Há também a preocupação de ensinar a viver dignamente, porque muitas vezes a pobreza «não é só material». Recordou o caso de um pai que vive sozinho com os filhos, a quem levaram alimentos e roupa de cama. «Passado algum tempo voltámos lá e verificámos que a roupa de cama ainda estava dobrada onde a tínhamos deixado e continuavam a dormir sobre os colchões, sem cobertores», lamentou.

Novo alento à vida

Mas há também casos, como o de Susana Oliveira, de 34 anos, mãe de três filhos, em que a ajuda prestada deu um novo alento à vida. Obrigada a separar-se do marido na sequência de maus-tratos, Susana saiu de casa com os filhos menores e a roupa no corpo, mas as rendas de casas mobiladas eram insuportáveis para quem vive de cerca de 300 euros do Rendimento Social de Inserção.

«Eu para ter uma casa tinha de ter mobílias, camas para deitar os meus filhos», sublinhou a mulher, que desde Julho vive numa casa totalmente mobilada com ofertas, conseguidas sobretudo devido ao esforço do padre José António Almeida, pároco em S. João de Areias (Santa Comba Dão) e Carregal do Sal, que é o responsável pelos dois centros alimentares.

No centro de Santa Comba Dão, instalado no edifício da escola primária do Rojão Grande, a prioridade é dada «aos casos de pobreza envergonhada», frisou a sua coordenadora, Eduarda Mota. «Aqueles que nada pedem são os que nos comovem mais.

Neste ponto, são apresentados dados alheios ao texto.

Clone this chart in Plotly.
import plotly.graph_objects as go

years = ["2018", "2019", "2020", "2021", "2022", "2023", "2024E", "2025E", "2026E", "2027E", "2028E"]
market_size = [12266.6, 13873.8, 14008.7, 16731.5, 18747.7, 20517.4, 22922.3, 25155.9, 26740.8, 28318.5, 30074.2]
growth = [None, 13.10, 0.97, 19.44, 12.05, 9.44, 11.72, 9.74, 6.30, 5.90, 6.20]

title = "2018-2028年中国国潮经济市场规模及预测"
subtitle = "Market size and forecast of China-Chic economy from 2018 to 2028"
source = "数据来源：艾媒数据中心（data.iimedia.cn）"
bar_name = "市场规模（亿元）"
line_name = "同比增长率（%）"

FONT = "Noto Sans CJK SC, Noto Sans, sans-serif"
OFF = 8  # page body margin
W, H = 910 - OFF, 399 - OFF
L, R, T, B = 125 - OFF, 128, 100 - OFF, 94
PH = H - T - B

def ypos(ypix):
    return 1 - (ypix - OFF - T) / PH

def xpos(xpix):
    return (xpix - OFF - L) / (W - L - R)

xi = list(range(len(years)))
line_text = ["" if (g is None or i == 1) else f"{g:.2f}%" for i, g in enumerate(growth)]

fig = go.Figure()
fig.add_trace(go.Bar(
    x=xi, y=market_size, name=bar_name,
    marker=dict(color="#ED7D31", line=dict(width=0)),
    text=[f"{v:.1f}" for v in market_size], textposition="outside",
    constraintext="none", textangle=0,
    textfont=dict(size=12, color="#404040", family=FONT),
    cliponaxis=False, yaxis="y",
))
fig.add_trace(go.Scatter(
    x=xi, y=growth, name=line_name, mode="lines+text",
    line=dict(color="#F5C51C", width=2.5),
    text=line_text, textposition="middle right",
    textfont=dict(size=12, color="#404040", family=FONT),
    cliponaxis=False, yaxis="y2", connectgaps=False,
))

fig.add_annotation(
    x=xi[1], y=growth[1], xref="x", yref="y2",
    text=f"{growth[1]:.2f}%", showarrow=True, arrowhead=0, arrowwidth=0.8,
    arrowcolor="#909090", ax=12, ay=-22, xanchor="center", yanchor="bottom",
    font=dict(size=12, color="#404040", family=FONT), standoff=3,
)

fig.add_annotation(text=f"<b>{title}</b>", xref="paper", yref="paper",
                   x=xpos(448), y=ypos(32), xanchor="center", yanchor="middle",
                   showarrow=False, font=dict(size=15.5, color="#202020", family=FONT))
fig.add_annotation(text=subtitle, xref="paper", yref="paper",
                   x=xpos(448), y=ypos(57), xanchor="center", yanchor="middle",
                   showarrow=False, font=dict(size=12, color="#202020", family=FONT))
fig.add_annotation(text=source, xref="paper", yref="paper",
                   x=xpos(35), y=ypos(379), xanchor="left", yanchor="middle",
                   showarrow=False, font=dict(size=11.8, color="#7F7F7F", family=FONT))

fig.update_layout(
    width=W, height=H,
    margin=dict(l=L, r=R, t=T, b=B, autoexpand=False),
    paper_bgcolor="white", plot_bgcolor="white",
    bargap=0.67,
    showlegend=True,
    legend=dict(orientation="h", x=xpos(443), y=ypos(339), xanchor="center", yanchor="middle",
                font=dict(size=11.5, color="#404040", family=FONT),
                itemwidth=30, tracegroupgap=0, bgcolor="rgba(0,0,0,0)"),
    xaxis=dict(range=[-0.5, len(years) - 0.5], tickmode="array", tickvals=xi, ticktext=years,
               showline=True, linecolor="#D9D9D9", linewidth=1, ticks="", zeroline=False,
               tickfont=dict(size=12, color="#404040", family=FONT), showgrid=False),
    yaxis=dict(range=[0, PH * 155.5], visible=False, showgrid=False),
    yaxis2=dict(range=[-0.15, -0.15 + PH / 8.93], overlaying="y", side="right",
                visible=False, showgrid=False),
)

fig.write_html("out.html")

Acabamos por saber pelos outros que eles têm necessidades», contou, explicando que a grande preocupação é dar-lhes o que precisam sem que se sintam humilhados. Desde Janeiro, o centro apoiou 99 famílias, tendo mesmo conseguido, com 750 euros conseguidos através da venda de rifas, comprar uma prótese ocular para um homem cuja mulher está acamada e que tem um neto à sua responsabilidade.

Actualmente, um dos casos que mais preocupa os seus responsáveis é o de um jovem ucraniano de 19 anos que em Janeiro perdeu um braço numa fábrica e que, devido a problemas com a companhia de seguros, ainda não recebeu qualquer dinheiro.
«Temos tentado ajudá-lo. Já conseguimos arranjar-lhe uma advogada, mas gostávamos de poder fazer mais», disse Eduarda Mota.